Wright Allen stayed her order to allow an appeal, meaning nothing immediately changes for same-sex couples in the state, but it is still significant.

The suit was filed by two couples: Tim Bostic and Tony London, and Carol Schall and Mary Townley, a couple whose California marriage license did them no good in Virginia.

The couples were represented by Theodore Olson and David Boies, the bipartisan attorney pair known for winning the 2013 case that restored gay marriage in California.

Wright Allen began her opinion with an excerpt from Mildred Loving’s "Loving for All." Loving, a black woman, was banished from Virginia for marrying a white man.

She brought her case to the Supreme Court, leading to the end of state miscegenation laws.

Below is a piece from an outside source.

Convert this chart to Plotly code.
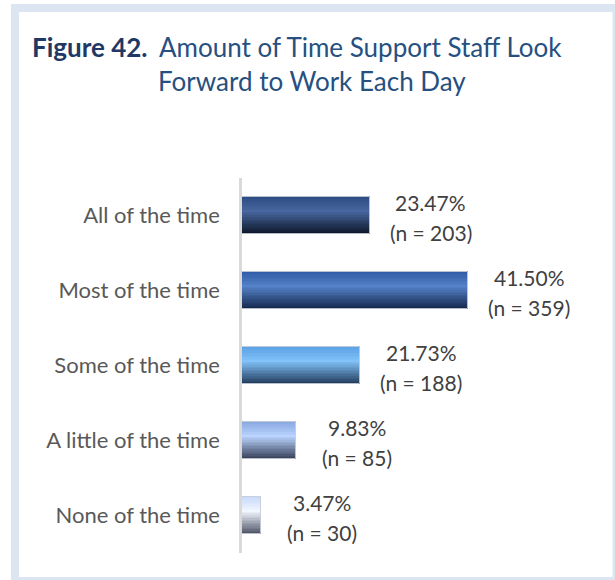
import plotly.graph_objects as go

# ---------------- data ----------------
categories = ["All of the time", "Most of the time", "Some of the time",
              "A little of the time", "None of the time"]
percents = [23.47, 41.50, 21.73, 9.83, 3.47]
counts = [203, 359, 188, 85, 30]

# gradient colour stops per bar: (top, highlight, bottom)
grad_top = ["#2b4a80", "#2f5aa5", "#5aa0e4", "#86a6de", "#c5d9fb"]
grad_hi = ["#4867a0", "#5582c8", "#82c2f8", "#bad4ff", "#f2f7ff"]
grad_bot = ["#0b1526", "#13264a", "#20395a", "#353e55", "#4a5062"]

title_bold = "Figure 42."
title_line1 = "Amount of Time Support Staff Look"
title_line2 = "Forward to Work Each Day"

# ---------------- layout geometry ----------------
W, H = 615, 580
ML, MR, MT, MB = 242, 46, 178, 27
PW, PH = W - ML - MR, H - MT - MB


def px(x):
    return (x - ML) / PW


def py(y):
    return (H - MB - y) / PH


def hex2rgb(h):
    h = h.lstrip("#")
    return tuple(int(h[i:i + 2], 16) for i in (0, 2, 4))


def mix(c1, c2, t):
    a, b = hex2rgb(c1), hex2rgb(c2)
    return "rgb(%d,%d,%d)" % tuple(round(a[i] + (b[i] - a[i]) * t) for i in range(3))


def grad_color(i, f):
    stops = [(0.0, grad_top[i]), (0.4, grad_hi[i]), (1.0, grad_bot[i])]
    for (f0, c0), (f1, c1) in zip(stops[:-1], stops[1:]):
        if f <= f1:
            return mix(c0, c1, (f - f0) / (f1 - f0))
    return stops[-1][1]


BAR_W = 0.5
N = 24
strip = BAR_W / N

fig = go.Figure()
for k in range(N):
    f = (k + 0.5) / N
    fig.add_trace(go.Bar(
        x=percents, y=categories, orientation="h",
        width=strip * 1.08, offset=-BAR_W / 2 + k * strip,
        marker=dict(color=[grad_color(i, f) for i in range(len(categories))],
                    line=dict(width=0)),
        hoverinfo="skip", showlegend=False,
    ))
# thin outline
fig.add_trace(go.Bar(
    x=percents, y=categories, orientation="h", width=BAR_W,
    marker=dict(color="rgba(0,0,0,0)", line=dict(color="rgba(200,206,216,0.9)", width=1)),
    hoverinfo="skip", showlegend=False,
))

LBL_FONT = dict(family="Lato", size=21, color="#404040")
annotations = []
for cat, p, n in zip(categories, percents, counts):
    annotations.append(dict(x=p, y=cat, xref="x", yref="y", text=f"{p:.2f}%",
                            showarrow=False, xanchor="center", yanchor="middle",
                            xshift=61, yshift=13, font=LBL_FONT))
    annotations.append(dict(x=p, y=cat, xref="x", yref="y", text=f"(n = {n})",
                            showarrow=False, xanchor="center", yanchor="middle",
                            xshift=61, yshift=-17, font=LBL_FONT))

annotations.append(dict(x=px(30), y=py(47), xref="paper", yref="paper",
                        text=f"<b>{title_bold}</b>", showarrow=False,
                        xanchor="left", yanchor="middle",
                        font=dict(family="Lato", size=26, color="#1f3864")))
annotations.append(dict(x=px(157), y=py(47), xref="paper", yref="paper",
                        text=title_line1, showarrow=False,
                        xanchor="left", yanchor="middle",
                        font=dict(family="Lato", size=26, color="#26507f")))
annotations.append(dict(x=px(156), y=py(81), xref="paper", yref="paper",
                        text=title_line2, showarrow=False,
                        xanchor="left", yanchor="middle",
                        font=dict(family="Lato", size=26, color="#26507f")))

# light frame: left/top 8px bands, right/bottom thin bands at the edges
frame = dict(color="#dce6f2", width=8)
shapes = [
    dict(type="line", xref="paper", yref="paper", x0=px(15), x1=px(15),
         y0=py(4), y1=py(580), line=frame, layer="below"),
    dict(type="line", xref="paper", yref="paper", x0=px(11), x1=px(615),
         y0=py(8), y1=py(8), line=frame, layer="below"),
    dict(type="line", xref="paper", yref="paper", x0=px(614), x1=px(614),
         y0=py(4), y1=py(580), line=dict(color="#dce6f2", width=3), layer="below"),
    dict(type="line", xref="paper", yref="paper", x0=px(11), x1=px(615),
         y0=py(578.5), y1=py(578.5), line=dict(color="#dce6f2", width=3), layer="below"),
]

fig.update_layout(
    width=W, height=H, autosize=False,
    margin=dict(l=ML, r=MR, t=MT, b=MB, pad=0),
    paper_bgcolor="white", plot_bgcolor="white",
    barmode="overlay", bargap=0,
    showlegend=False,
    annotations=annotations, shapes=shapes,
    xaxis=dict(range=[0, 60], visible=False, fixedrange=True),
    yaxis=dict(type="category", autorange="reversed",
               showline=True, linecolor="#d9d9d9", linewidth=2.5,
               showgrid=False, zeroline=False,
               ticks="outside", ticklen=15, tickcolor="rgba(0,0,0,0)",
               tickfont=dict(family="Lato", size=22, color="#595959"),
               fixedrange=True),
    font=dict(family="Lato"),
)

fig.write_html("out.html", config={"displayModeBar": False},
               post_script="document.body.style.margin='0';document.body.style.overflow='hidden';")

The judge concluded with a salute to President Abraham Lincoln:

"Almost one hundred and fifty four years ago, Abraham Lincoln approached the cataclysmic rending of our nation over a struggle for other freedoms."

That rending, she wrote, "would take his own life and the lives of hundreds of thousands of others," but in fulfilling his mission, he determined:

"It can not have failed to strike you that these men ask for just… the same thing – fairness, and fairness only. This so far as in my power, they, and all others, shall have."

"The men and women, and the children too, whose voices join in noble harmony with plaintiffs today, also ask for fairness, and fairness only."

"This, so far as it is in this Court’s power, they and all others shall have."

Meanwhile, a judge in Kentucky ruled Wednesday that the state must recognize same-sex marriages performed in other states, another surprising decision.

It did not rule on the constitutionality of same-sex marriages inside the state. The Virginia judge’s ruling also follows similar decisions in Utah and Oklahoma federal courts.

Beginning with Massachusetts in 2004, 17 states and D.C. now allow gay marriage rights, most of them clustered in the Northeast part of the country.

None are in the old Confederacy, unless/until the Virginia decision is upheld.